Note: This blog post is from 2014. Some content may be outdated--though not necessarily. Same with links and subsequent comments from myself or others. Corrections are welcome, in the comments. And I may revise the content as necessary.
Some of you may have seen that Adobe released a new hotfix for ColdFusion 10 last night, called Update 13. If you only read the text in the update (shown in the "Server Update" page of the CF admin), you might proceed to apply that update (which is ok).

But guess what: it technically only has changes related to Mac OS X (specifically adding support for its Mavericks version).

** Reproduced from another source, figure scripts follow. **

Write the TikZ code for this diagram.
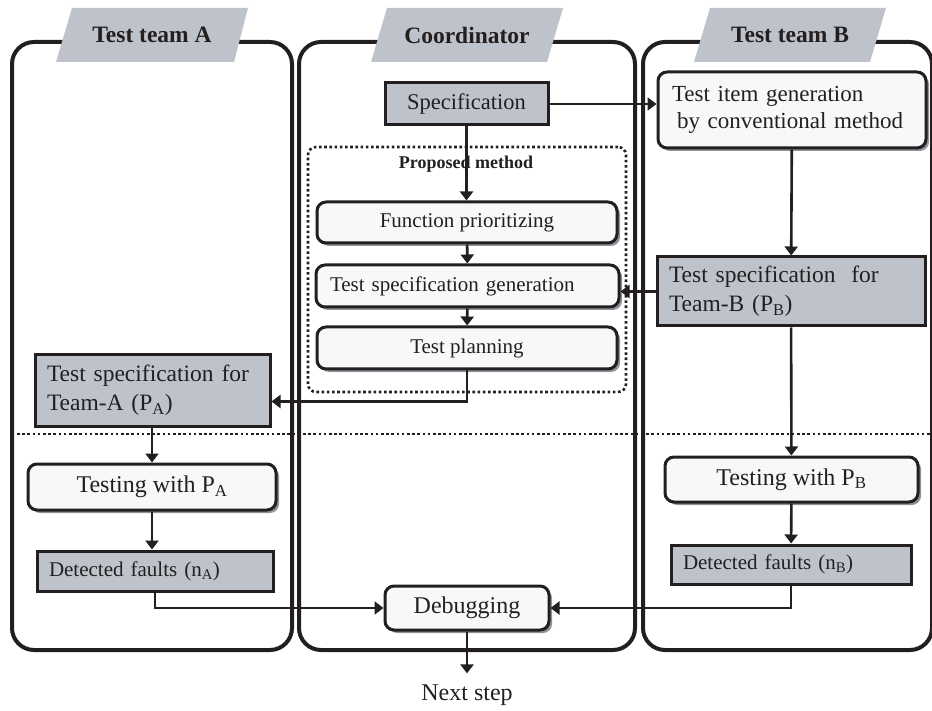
\documentclass[tikz,border=0pt]{standalone}
\usepackage{fontspec}
\setmainfont{Liberation Serif}
\usetikzlibrary{arrows.meta,shadows}
\definecolor{boxgray}{HTML}{BEC3CB}
\definecolor{boxwhite}{HTML}{F8F8F8}
\definecolor{shadowgray}{HTML}{8E949C}
\definecolor{linegray}{HTML}{231F20}
\tikzset{
  lane/.style={draw=linegray, line width=4pt, rounded corners=22pt},
  tab/.style={fill=boxgray},
  title/.style={font=\fontsize{23.5}{27}\selectfont\bfseries, text=linegray},
  graybox/.style={draw=linegray, fill=boxgray, line width=3pt, inner sep=0pt, text=linegray, font=\fontsize{23.5}{29}\selectfont},
  whitebox/.style={draw=linegray, fill=boxwhite, line width=3pt, rounded corners=9pt, inner sep=0pt, text=linegray, drop shadow={shadow xshift=3pt, shadow yshift=-3pt, fill=shadowgray, opacity=1}, font=\fontsize{23.5}{27}\selectfont},
  dotline/.style={draw=linegray, line width=2.6pt, dash pattern=on 2.6pt off 2.6pt},
  flow/.style={draw=linegray, line width=2.6pt, -{Triangle[length=9pt,width=13pt]}},
}
\begin{document}
\begin{tikzpicture}[x=1pt,y=-1pt]
\useasboundingbox (0,0) rectangle (932,711);
\draw[lane] (12,42) rectangle (292,650);
\draw[lane] (299,42) rectangle (635,650);
\draw[lane] (643,42) rectangle (932,650);
\fill[tab] (56,62) -- (72,8) -- (248,8) -- (234,62) -- cycle;
\fill[tab] (371,62) -- (387,8) -- (563,8) -- (547,62) -- cycle;
\fill[tab] (694,62) -- (710,8) -- (886,8) -- (870,62) -- cycle;
\node[title] (titleA) at (152,35) {Test team A};
\node[title] (titleC) at (467,35) {Coordinator};
\node[title] (titleB) at (790,35) {Test team B};
\node[dotline, rounded corners=8pt, minimum width=318pt, minimum height=245pt] (proposed) at (467,269.5) {};
\node[font=\fontsize{18}{20}\selectfont\bfseries, text=linegray] (proplabel) at (466,164) {Proposed method};
\draw[dotline] (17,434) -- (932,434);
\node[graybox, minimum width=163pt, minimum height=42pt, font=\fontsize{22.5}{26}\selectfont] (spec) at (466.5,104) {Specification};
\node[whitebox, minimum height=76pt, text width=240pt, inner xsep=14pt, align=left, font=\fontsize{23}{27}\selectfont] (itemgen) at (792,110) {Test item generation\\\hspace{5pt}by conventional method};
\node[whitebox, minimum width=300pt, minimum height=41pt, font=\fontsize{21}{24}\selectfont] (prio) at (467,222.5) {Function prioritizing};
\node[whitebox, minimum height=42pt, text width=275pt, inner xsep=14pt, align=left, font=\fontsize{21}{24}\selectfont] (specgen) at (467.5,286) {Test specification generation};
\node[whitebox, minimum width=300pt, minimum height=42pt, font=\fontsize{21}{24}\selectfont] (plan) at (467,348) {Test planning};
\node[graybox, minimum height=69pt, text width=244pt, inner xsep=12pt, align=left] (specB) at (791,291.5) {Test specification\ \ for\\Team-B (P\textsubscript{B})};
\node[graybox, minimum height=71pt, text width=211pt, inner xsep=12pt, align=left] (specA) at (152.5,390.5) {Test specification for\\Team-A (P\textsubscript{A})};
\node[whitebox, minimum width=248pt, minimum height=46pt, font=\fontsize{24}{27}\selectfont] (testA) at (152,487) {Testing with P\textsubscript{A}};
\node[graybox, minimum height=40pt, text width=212pt, inner xsep=12pt, align=left, font=\fontsize{21}{25}\selectfont] (faultsA) at (155,571) {Detected faults (n\textsubscript{A})};
\node[whitebox, minimum width=253pt, minimum height=45pt, font=\fontsize{24}{27}\selectfont] (testB) at (791.5,479.5) {Testing with P\textsubscript{B}};
\node[graybox, minimum height=39pt, text width=216pt, inner xsep=12pt, align=left, font=\fontsize{21}{25}\selectfont] (faultsB) at (791,564.5) {Detected faults (n\textsubscript{B})};
\node[whitebox, minimum width=164pt, minimum height=44pt, font=\fontsize{24}{27}\selectfont] (debug) at (467,608) {Debugging};
\node[font=\fontsize{24}{27}\selectfont, text=linegray, inner sep=2pt] (next) at (467,695) {Next step};
\draw[flow] (spec.east) -- (spec.east -| itemgen.west);
\draw[flow] (spec) -- (spec |- prio.north);
\draw[flow] (prio) -- (specgen);
\draw[flow] (specgen) -- (plan);
\draw[flow] (itemgen) -- (specB);
\draw[flow] (specB.west) -- (specB.west -| specgen.east);
\draw[flow] (plan.south) |- ([yshift=-11pt]specA.east);
\draw[flow] (testA |- specA.south) -- (testA);
\draw[flow] (testA) -- (testA |- faultsA.north);
\draw[flow] (faultsA.south) |- (debug.west);
\draw[flow] (specB) -- (testB);
\draw[flow] (testB) -- (faultsB);
\draw[flow] (faultsB.south) |- (debug.east);
\draw[flow, shorten >=9pt] (debug) -- (next);
\end{tikzpicture}
\end{document}
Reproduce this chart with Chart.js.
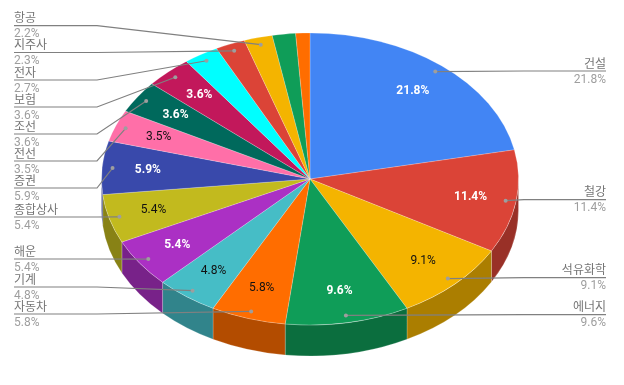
<!DOCTYPE html>
<html>
<head>
<meta charset="utf-8">
<style>
  html, body { margin: 0; padding: 0; background: #fff; }
  canvas { display: block; }
</style>
<script src="https://cdn.jsdelivr.net/npm/chart.js@4/dist/chart.umd.min.js"></script>
</head>
<body>
<canvas id="sectors" width="624" height="385"></canvas>
<script>
const categories = ['건설','철강','석유화학','에너지','자동차','기계','해운','종합상사','증권','전선','조선','보험','전자','지주사','항공','',''];
const shares = [21.8,11.4,9.1,9.6,5.8,4.8,5.4,5.4,5.9,3.5,3.6,3.6,2.7,2.3,2.2,1.8,1.1];
const sliceColors = ['#4285f4','#db4437','#f4b400','#0f9d58','#ff6d00','#46bdc6','#ab30c4','#c2ba1e','#3949ab','#ff6fa8','#00695c','#c2185b','#00ffff','#db4437','#f4b400','#0f9d58','#ff6d00'];
// y of each leader line, same order as categories (0 = no label)
const leaderY = [71,199.7,277.7,314.7,314,287,259,217,188,161,134,107,80,52.5,25.7,0,0];
const darkInk = ['석유화학','자동차','기계','종합상사','전선'];

const RX = 208.5, RY = 146, DEPTH = 31;
const FONT = 'Roboto, "Noto Sans CJK KR", sans-serif';

function shade(hex, k) {
  const n = parseInt(hex.slice(1), 16);
  const c = [n >> 16, (n >> 8) & 255, n & 255].map(v => Math.round(v * k));
  return 'rgb(' + c.join(',') + ')';
}

const piePlugin = {
  id: 'tiltedPie',
  // the side wall under the front half
  beforeDatasetsDraw(chart) {
    const ctx = chart.ctx;
    chart.getDatasetMeta(0).data.forEach((arc, i) => {
      const a1 = Math.max(arc.startAngle, 0), a2 = Math.min(arc.endAngle, Math.PI);
      if (a2 <= a1) return;
      ctx.beginPath();
      ctx.ellipse(arc.x, arc.y, RX, RY, 0, a1, a2);
      ctx.ellipse(arc.x, arc.y + DEPTH, RX, RY, 0, a2, a1, true);
      ctx.closePath();
      ctx.fillStyle = shade(sliceColors[i], 0.7);
      ctx.fill();
      ctx.strokeStyle = 'rgba(255,255,255,0.2)';
      ctx.lineWidth = 1;
      ctx.stroke();
    });
  },
  // squash the round pie into an ellipse
  beforeDatasetDraw(chart) {
    const ctx = chart.ctx, arc = chart.getDatasetMeta(0).data[0];
    ctx.save();
    ctx.translate(arc.x, arc.y);
    ctx.scale(1, RY / RX);
    ctx.translate(-arc.x, -arc.y);
  },
  afterDatasetDraw(chart) {
    chart.ctx.restore();
  },
  afterDraw(chart) {
    const ctx = chart.ctx;
    chart.getDatasetMeta(0).data.forEach((arc, i) => {
      const mid = (arc.startAngle + arc.endAngle) / 2;
      const px = f => arc.x + Math.cos(mid) * RX * f;
      const py = f => arc.y + Math.sin(mid) * RY * f;
      const pct = shares[i].toFixed(1) + '%';

      if (shares[i] >= 3.5) {
        const dark = darkInk.includes(categories[i]);
        ctx.font = (dark ? '' : 'bold ') + '12px ' + FONT;
        ctx.fillStyle = dark ? '#111' : '#fff';
        ctx.textAlign = 'center';
        ctx.textBaseline = 'middle';
        ctx.fillText(pct, px(0.78), py(0.78));
      }
      if (!leaderY[i]) return;

      const right = Math.cos(mid) > 0;
      const edge = right ? 606 : 14, elbow = right ? 524 : 97, ly = leaderY[i];
      ctx.strokeStyle = '#808080';
      ctx.lineWidth = 1.2;
      ctx.beginPath();
      ctx.moveTo(edge, ly);
      ctx.lineTo(elbow, ly);
      ctx.lineTo(px(0.95), py(0.95));
      ctx.stroke();
      ctx.fillStyle = '#9e9e9e';
      ctx.beginPath();
      ctx.arc(px(0.95), py(0.95), 2, 0, Math.PI * 2);
      ctx.fill();

      ctx.textAlign = right ? 'right' : 'left';
      ctx.textBaseline = 'alphabetic';
      ctx.font = '12px ' + FONT;
      ctx.fillStyle = '#757575';
      ctx.fillText(categories[i], edge, ly - 3.5);
      ctx.fillStyle = '#9e9e9e';
      ctx.fillText(pct, edge, ly + 11.5);
    });
  }
};

new Chart(document.getElementById('sectors').getContext('2d'), {
  type: 'pie',
  data: {
    labels: categories,
    datasets: [{
      data: shares,
      backgroundColor: sliceColors,
      borderColor: 'rgba(255,255,255,0.25)',
      borderWidth: 1,
      clip: false
    }]
  },
  options: {
    responsive: false,
    animation: false,
    radius: RX,
    layout: { padding: { right: 4, bottom: 27 } },
    plugins: { legend: { display: false }, tooltip: { enabled: false } }
  },
  plugins: [piePlugin]
});
</script>
</body>
</html>
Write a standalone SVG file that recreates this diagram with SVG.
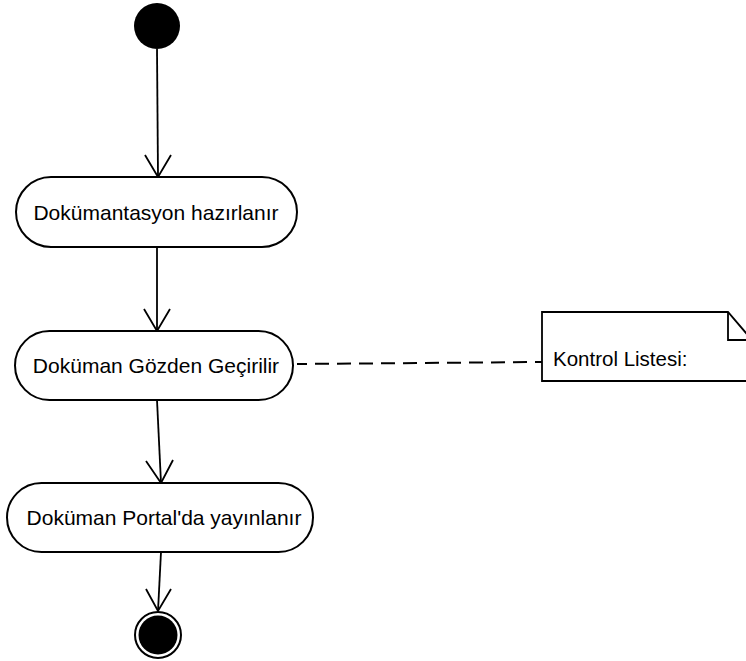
<svg xmlns="http://www.w3.org/2000/svg" width="746" height="661" viewBox="0 0 746 661">
  <style>
    .act { fill: #fff; stroke: #000; stroke-width: 2; }
    .lbl { font-family: "Liberation Sans", Arial, sans-serif; font-size: 21px; fill: #000; text-anchor: middle; }
    .flow { fill: none; stroke: #000; stroke-width: 1.8; }
    .head { fill: none; stroke: #000; stroke-width: 1.8; stroke-linejoin: miter; }
    .note { fill: #fff; stroke: #000; stroke-width: 1.8; }
  </style>
  <rect width="746" height="661" fill="#fff"/>

  <!-- transitions -->
  <g id="connectors">
    <line class="flow" x1="157" y1="49" x2="158" y2="177"/>
    <polyline class="head" points="145,155 158,177 171,155"/>

    <line class="flow" x1="157" y1="247" x2="157" y2="331"/>
    <polyline class="head" points="144,309 157,331 170,309"/>

    <line class="flow" x1="157" y1="400" x2="161" y2="483"/>
    <polyline class="head" points="146,461 161,483 173,460"/>

    <line class="flow" x1="161" y1="552" x2="158" y2="611"/>
    <polyline class="head" points="146,589 158,611 171,589"/>

    <!-- note anchor -->
    <line x1="297" y1="364" x2="542" y2="362" stroke="#000" stroke-width="2" stroke-dasharray="14 8" stroke-dashoffset="4"/>
  </g>

  <g id="start">
    <circle cx="157" cy="26" r="23" fill="#000"/>
  </g>

  <g id="act1">
    <rect class="act" x="16" y="177" width="281" height="70" rx="35" ry="35"/>
    <text class="lbl" x="156" y="220">Dokümantasyon hazırlanır</text>
  </g>

  <g id="act2">
    <rect class="act" x="15" y="331" width="278" height="69" rx="34.5" ry="34.5"/>
    <text class="lbl" x="156" y="373">Doküman Gözden Geçirilir</text>
  </g>

  <g id="act3">
    <rect class="act" x="7" y="483" width="306" height="69" rx="34.5" ry="34.5"/>
    <text class="lbl" x="164" y="525">Doküman Portal'da yayınlanır</text>
  </g>

  <g id="end">
    <circle cx="158" cy="635" r="23" fill="#fff" stroke="#000" stroke-width="2"/>
    <circle cx="158" cy="635" r="19.5" fill="#000"/>
  </g>

  <g id="note">
    <path class="note" d="M542,312 H728 L752,340 V381 H542 Z"/>
    <polyline fill="none" stroke="#000" stroke-width="1.8" points="728,312 728,340 752,340"/>
    <text x="553" y="366" font-family="Liberation Sans, Arial, sans-serif" font-size="20.5" fill="#000">Kontrol Listesi:</text>
  </g>
</svg>
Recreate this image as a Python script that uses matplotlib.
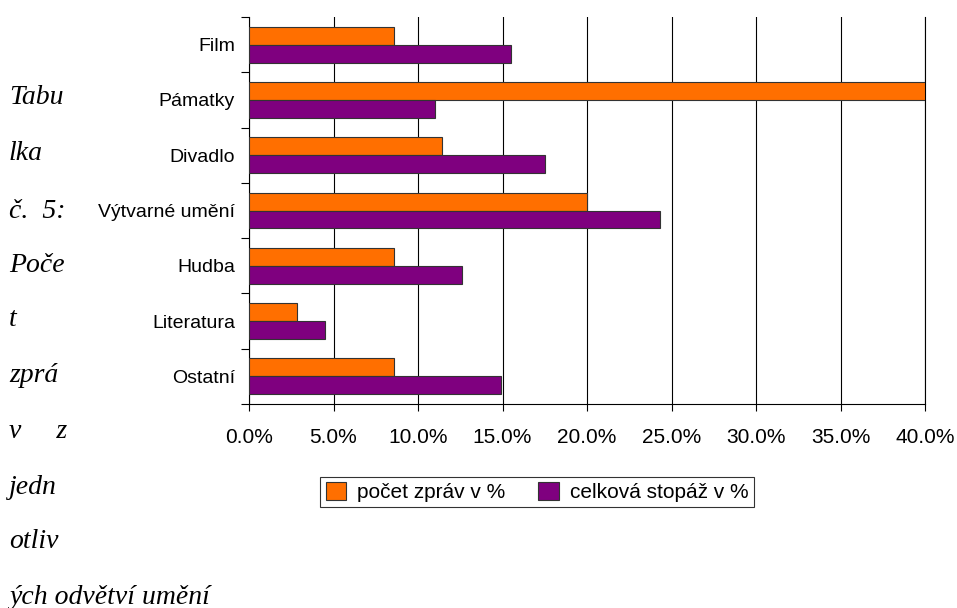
import numpy as np
import matplotlib.pyplot as plt
from matplotlib.ticker import PercentFormatter

categories = ['Film', 'Pámatky', 'Divadlo', 'Výtvarné umění', 'Hudba', 'Literatura', 'Ostatní']
pocet = [8.57, 40.0, 11.43, 20.0, 8.57, 2.86, 8.57]
stopaz = [15.5, 11.0, 17.5, 24.3, 12.6, 4.5, 14.9]
series_names = ['počet zpráv v %', 'celková stopáž v %']
caption = ['Tabu', 'lka', 'č.  5:', 'Poče', 't', 'zprá', 'v     z', 'jedn', 'otliv', 'ých odvětví umění']

fig = plt.figure(figsize=(9.57, 6.08), dpi=100)
ax = fig.add_axes([249 / 957, 1 - 404 / 608, 676 / 957, 387 / 608])

y = np.arange(len(categories))
h = 0.325
ax.barh(y - h / 2, pocet, h, color='#ff6f00', edgecolor='#333333', linewidth=0.8,
        label=series_names[0], zorder=3)
ax.barh(y + h / 2, stopaz, h, color='#7f007f', edgecolor='#333333', linewidth=0.8,
        label=series_names[1], zorder=3)

ax.set_ylim(len(categories) - 0.5, -0.5)
ax.set_xlim(0, 40)
ax.set_xticks(np.arange(0, 41, 5))
ax.xaxis.set_major_formatter(PercentFormatter(decimals=1))
ax.set_yticks(np.arange(len(categories) + 1) - 0.5)
ax.set_yticklabels([])
ax.set_yticks(y, minor=True)
ax.set_yticklabels(categories, minor=True, fontsize=14, fontfamily='Liberation Sans')
ax.tick_params(axis='y', which='minor', length=0, pad=10)
ax.tick_params(axis='y', which='major', length=6, direction='out')
ax.tick_params(axis='x', length=5, pad=12, labelsize=15)
for t in ax.get_xticklabels():
    t.set_fontfamily('Liberation Sans')
ax.grid(axis='x', color='black', linewidth=0.8, zorder=0)
ax.spines['top'].set_visible(False)
ax.spines['right'].set_linewidth(0.8)

leg = fig.legend(loc='center', bbox_to_anchor=(537 / 957, 1 - 492 / 608), ncol=2,
                 prop={'family': 'Liberation Sans', 'size': 15}, frameon=True,
                 fancybox=False, edgecolor='black', handlelength=1.0, handleheight=1.0,
                 columnspacing=1.6, handletextpad=0.5, borderpad=0.25)
leg.get_frame().set_linewidth(0.8)

ys = [98, 153, 212, 265, 320, 375, 431, 487, 542, 597]
for txt, yy in zip(caption, ys):
    fig.text(9 / 957, 1 - yy / 608, txt, fontsize=20, family='Liberation Serif',
             style='italic', va='center', ha='left')

fig.savefig('out.png', dpi=100)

This is addressed if you read the technote that the update text points to, or the Adobe blog entry from last night which announced the update (more on these in a moment.) Those DO indicate that if you are not running that OS, you need not apply the update. (And the day after I wrote this entry, this indication was added to the update text itself.)

But what if you are on Windows (or another *nix variant besides OS X)? Should you apply it? What if you do? (there's NO PROBLEM!) What if you don't? And given that the update text says you need to reconfigure the web server connector, do you really need to bother on Windows?

And what if you are installing CF10 for the first time, since you DO need to apply updates upon installation? (you can either apply update 13 or 12, but you must apply at least one of them to be fully updated.)

As important, how might Adobe have better clarified this, and how might they make a simple change now related to that (they since did)?

I address in this entry these questions and a few other concerns I have, about confusion that may ensue.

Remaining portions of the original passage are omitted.